Crônica
Escritor Marcelo Lemes
Quando o mundo é um espelho de moldura dourada
08:20Universo dos Leitores
Debruçar-se na janela da inspiração e visualizar uma paisagem de novas expectativas faz qualquer pessoa de boa razão acreditar que, na manhã seguinte, sairá da cama revigorado, sem a típica desmotivação de ter mais um dia para carregar nas costas. Isso é válido e, de certo modo, até admirável. Mas o sonho termina exatamente quando abrimos os olhos e colocamos os pés no chão ao amanhecer.
Ilusões ilustradas pela própria ilusão podem ser um veneno letal. Sonhar alimenta o espírito e, talvez, seja tão importante quanto o oxigênio. O problema é quando o ato de criar miragens, para anestesiar a própria desesperança, substituiu, por exemplo, o ato de colocar comida quente na boca daqueles que têm fome.
É muito fácil e praticamente uma obrigação de mercado desejar o melhor para si mesmo, fazer planos luminosos para o ano que acaba de começar e se embriagar de estratégias inteligentes para arquitetar uma vida superior. Difícil é parar no sinal, abrir o vidro do carro, perceber a desilusão nos olhos do morador de rua, que amanheceu sem café e há anos procura sustento em latas de lixo, estacionar o carro na primeira vaga e fazer o possível para acender uma faísca de esperança na existência do desiludido.
Não é errado utilizar boas ilusões para abastecer os mais imprevisíveis motivos que nos fazem continuar empurrando a rotina apesar de tudo. Aliás, de alguma forma, isso é até necessário. No entanto, é desprezível cair na estupidez de achar que o mundo se resume a um espelho de moldura dourada, no qual o observador vê apenas o tamanho das próprias vontades, contabiliza as próprias carências e considera um azar hediondo não possuir tudo aquilo que quer.
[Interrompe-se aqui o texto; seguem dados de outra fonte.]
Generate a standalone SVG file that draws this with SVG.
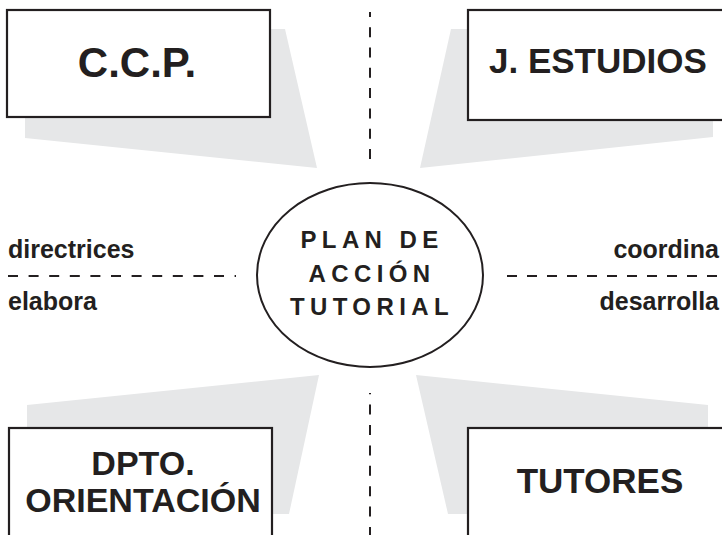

Eis o grande panorama do mundo. Enquanto uns se preocupam com a etiqueta da próxima roupa, o modelo do próximo carro e o destino daquela viagem que poucos na roda de amigos fizeram, outros ganham o dia se o estômago não reclamar de vazio antes de dormir. Quais seriam os sonhos daqueles cuja saga diária é, simplesmente, matar a fome? Que expectativas eles têm desta vida que, sem nenhum disfarce, disponibiliza as futilidades mais desnecessárias para a satisfação fútil de alguns, na mesma proporção que não oferece nem mesmo dignidade humana a eles?
Dizem que cada um possui aquilo que merece. Não sei. Talvez vidas passadas expliquem. Provavelmente isso faça parte de um esquema cósmico, o qual não nascemos para compreender. Assim, alienados por essa incompreensão, deixamos o egocentrismo tomar conta de nossas vidas. Cegos, vemos, no miserável que dorme na rua e come lixo, uma oportunidade de olhar para o céu e agradecer por não estar na mesma condição. Sim, a humanidade consegue ser desprezível. É vergonhoso olhar para o espelho e reconhecer uma lista de necessidades desnecessárias que nos corroem.
Melhor seria se usássemos a cortina da consciência para fechar as janelas da inspiração, lavássemos o rosto pela manhã sem olhar no espelho e utilizássemos recursos possíveis para abrir a porta das oportunidades fundamentais àqueles que realmente não conhecem a luz de um sonho e, muito menos, o vazio das futilidades que enganam a pobreza dos ricos. Ou seria o contrário?